Tommy Caldwell’s Weather Advice: 9 Out Of 10

Jay Knower going for it on Concrete Jungle (5.13c)! Photo from Ladd Raine (Mountain Project)

On the winter solstice we had a long enough break since the recent two and a half foot snow storm to leave me wondering. I decided to go out on a reconnaissance mission to the local crag. When it started slushing as I drove down the dirt road to the crag, I lost hope. But, upon reaching the usual switchback, the one that lays within the sun’s reach (just out of the shady canyon), it began to dry. Never failing to surprise me! I slogged up a bit more to the base of the crag. The cracks were seeping slightly, but it was nothing a little chalk and motivation couldn’t handle. My project, a steeper line, awaited in even better conditions. 
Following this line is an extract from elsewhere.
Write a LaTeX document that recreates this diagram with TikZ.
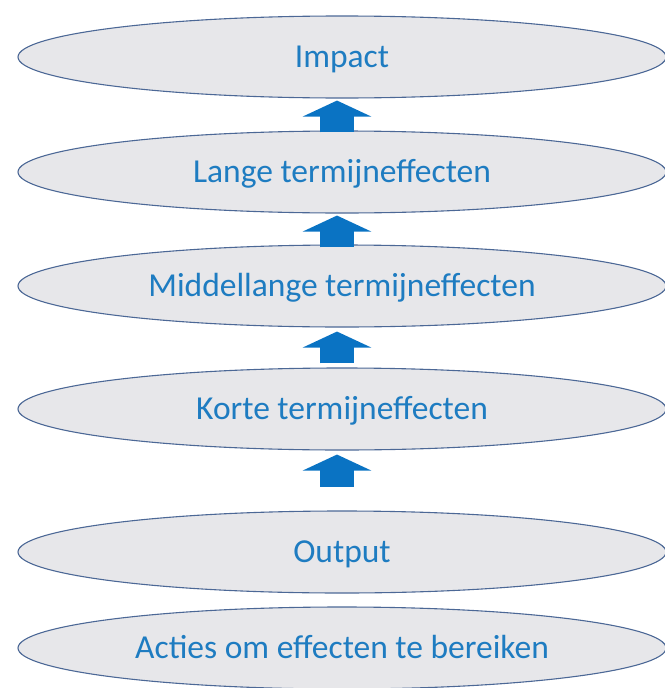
\documentclass[tikz,border=0pt]{standalone}
\usepackage{fontspec}
\setmainfont{Carlito}
\usepackage{tikz}
\usetikzlibrary{shapes.geometric,arrows.meta,positioning,calc}
\definecolor{ellfill}{RGB}{231,231,234}
\definecolor{elldraw}{RGB}{76,104,150}
\definecolor{txtblue}{RGB}{30,124,193}
\definecolor{arrblue}{RGB}{10,115,195}
\tikzstyle{niveau}=[ellipse, draw=elldraw, line width=1.1pt, fill=ellfill, minimum width=648pt, minimum height=82pt, inner sep=0pt, text=txtblue, font=\fontsize{33.5}{40}\selectfont, text height=21.5pt, text depth=0pt]
\tikzstyle{fleche}=[draw=arrblue, line width=34pt, -{Triangle[width=68pt,length=16pt]}]

\begin{document}
\begin{tikzpicture}[x=1pt,y=-1pt]

\useasboundingbox (0,0) rectangle (664,688);

% niveaux
\node[niveau] (impact) at (342,57) {Impact};
\node[niveau] (lange) at (342,172) {Lange termijneffecten};
\node[niveau] (middel) at (342,286) {Middellange termijneffecten};
\node[niveau] (korte) at (342,409) {Korte termijneffecten};
\node[niveau] (output) at (342,552) {Output};
\node[niveau] (acties) at (342,648) {Acties om effecten te bereiken};

% pijlen
\draw[fleche, shorten <=-2pt, shorten >=2pt] ([xshift=-5pt]lange.north) -- ([xshift=-5pt]impact.south);
\draw[fleche, shorten <=-3pt, shorten >=2pt] ([xshift=-5pt]middel.north) -- ([xshift=-5pt]lange.south);
\draw[fleche, shorten <=4pt, shorten >=4pt] ([xshift=-5pt]korte.north) -- ([xshift=-5pt]middel.south);
\coordinate (start) at ($(korte.south)+(-5,36)$);
\draw[fleche, shorten >=4pt] (start) -- ([xshift=-5pt]korte.south);

\end{tikzpicture}
\end{document}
I regretted the “reconnaissance mission”. Had I gotten up earlier; had I beat the initial precipitation… 

I recently saw a video of Jonathan Siegrist, attempting a 5.15 in fog and seemingly damp conditions. The route was dry and Siegrist enjoyed the benefits of going for it. He shared some advice Tommy Caldwell had once given him: just go climbing. Nine out of ten times it’s great, and the other time you’ll have a good story. 

While much of Caldwell’s success can be attributed to hours of mastery, some comes from the fact that he goes and gets those hours. Remember his send of the Dawn Wall? Be ready to brave some melt off and a few ice chunks!

So find your nearest south facing crag, the next window, and go get it!